Properties of the density-wave phase of a two-dimensional dipolar Fermi gas

TL;DR

This paper studies the properties of a density-wave phase in a two-dimensional dipolar Fermi gas at zero temperature, revealing its quasiparticle spectrum, signatures in momentum space, and experimental realization prospects.

Contribution

It provides a detailed theoretical analysis of the density-wave phase in 2D dipolar Fermi gases using Hartree-Fock theory, including spectral and experimental signatures.

Findings

Density-waves induce a 1D Brillouin zone structure.

The quasiparticle spectrum has both gapped and gapless regions.
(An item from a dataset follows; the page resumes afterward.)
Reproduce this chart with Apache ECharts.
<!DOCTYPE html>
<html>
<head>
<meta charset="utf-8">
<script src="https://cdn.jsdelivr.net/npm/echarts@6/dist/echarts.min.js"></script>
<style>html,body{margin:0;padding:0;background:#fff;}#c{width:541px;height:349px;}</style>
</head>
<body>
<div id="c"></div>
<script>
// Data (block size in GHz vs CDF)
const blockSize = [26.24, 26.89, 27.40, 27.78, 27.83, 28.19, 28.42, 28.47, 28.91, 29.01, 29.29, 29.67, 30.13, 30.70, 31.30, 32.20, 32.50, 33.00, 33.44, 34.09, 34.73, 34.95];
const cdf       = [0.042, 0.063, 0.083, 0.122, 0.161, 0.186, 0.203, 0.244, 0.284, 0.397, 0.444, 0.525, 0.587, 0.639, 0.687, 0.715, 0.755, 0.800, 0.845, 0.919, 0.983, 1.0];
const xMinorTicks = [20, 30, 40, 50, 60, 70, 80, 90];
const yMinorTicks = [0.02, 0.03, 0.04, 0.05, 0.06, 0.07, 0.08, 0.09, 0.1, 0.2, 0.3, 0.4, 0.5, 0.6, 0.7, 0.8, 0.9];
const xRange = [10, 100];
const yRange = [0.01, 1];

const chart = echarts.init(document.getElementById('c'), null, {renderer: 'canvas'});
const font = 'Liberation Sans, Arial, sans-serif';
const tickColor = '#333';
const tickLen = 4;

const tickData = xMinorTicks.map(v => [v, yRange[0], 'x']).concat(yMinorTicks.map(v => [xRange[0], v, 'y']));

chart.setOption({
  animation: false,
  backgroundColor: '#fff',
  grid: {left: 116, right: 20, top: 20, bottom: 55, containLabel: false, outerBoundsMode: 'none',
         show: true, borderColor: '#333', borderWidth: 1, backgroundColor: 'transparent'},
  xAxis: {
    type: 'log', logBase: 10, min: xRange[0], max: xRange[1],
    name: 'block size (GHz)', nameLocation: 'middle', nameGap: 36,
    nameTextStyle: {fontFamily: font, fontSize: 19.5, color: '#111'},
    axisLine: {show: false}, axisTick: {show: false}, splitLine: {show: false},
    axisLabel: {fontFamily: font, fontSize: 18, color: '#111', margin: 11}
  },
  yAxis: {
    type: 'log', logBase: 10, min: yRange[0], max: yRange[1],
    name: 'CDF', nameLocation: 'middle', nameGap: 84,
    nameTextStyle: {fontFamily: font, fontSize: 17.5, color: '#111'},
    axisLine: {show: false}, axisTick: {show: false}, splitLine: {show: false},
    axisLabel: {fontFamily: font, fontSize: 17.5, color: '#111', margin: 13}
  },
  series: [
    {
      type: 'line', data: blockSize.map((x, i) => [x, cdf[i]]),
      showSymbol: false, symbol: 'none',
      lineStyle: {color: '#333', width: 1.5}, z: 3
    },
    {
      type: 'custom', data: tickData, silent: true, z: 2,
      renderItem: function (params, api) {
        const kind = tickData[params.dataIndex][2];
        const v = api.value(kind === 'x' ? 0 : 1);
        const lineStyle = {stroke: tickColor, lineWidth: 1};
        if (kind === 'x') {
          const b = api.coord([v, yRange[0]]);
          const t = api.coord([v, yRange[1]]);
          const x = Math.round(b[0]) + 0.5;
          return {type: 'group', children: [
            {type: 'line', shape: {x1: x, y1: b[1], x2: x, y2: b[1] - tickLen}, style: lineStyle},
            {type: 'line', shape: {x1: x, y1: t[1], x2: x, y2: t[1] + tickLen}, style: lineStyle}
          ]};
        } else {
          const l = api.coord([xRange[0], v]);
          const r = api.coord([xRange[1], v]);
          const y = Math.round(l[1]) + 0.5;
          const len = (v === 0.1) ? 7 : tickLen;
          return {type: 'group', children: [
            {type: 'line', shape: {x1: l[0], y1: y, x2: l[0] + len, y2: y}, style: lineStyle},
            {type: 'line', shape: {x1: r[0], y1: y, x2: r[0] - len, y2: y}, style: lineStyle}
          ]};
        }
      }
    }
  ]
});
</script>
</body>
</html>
The phase remains compressible and collapses under strong attraction.

Abstract

The rapid progress in the production and cooling of molecular gases indicates that experimental studies of quantum gases with a strong dipolar interaction is soon within reach. Dipolar gases are predicted to exhibit very rich physics including quantum liquid crystal phases such as density-waves as well as superfluid phases, both of which play an important role for our understanding of strongly correlated systems. Here, we investigate the zero temperature properties of the density-wave phase of a two-dimensional (2D) system of fermonic dipoles using a conserving Hartree-Fock theory. We calculate the amplitude of the density waves as a function of the dipole moment and orientation with respect to the 2D plane. The stripes give rise to a 1D Brillouin zone structure, and the corresponding quasiparticle spectrum is shown to have gapped as well as gapless regions around the Fermi surface. As a result, the system remains compressible in the density-wave phase, and it collapses for strong attraction. We show that the density-waves has clear signatures in the momentum distribution and in the momentum correlations. Both can be measured in time-of-flight experiments. Finally, we discuss how the striped phase can be realised with experimentally available systems.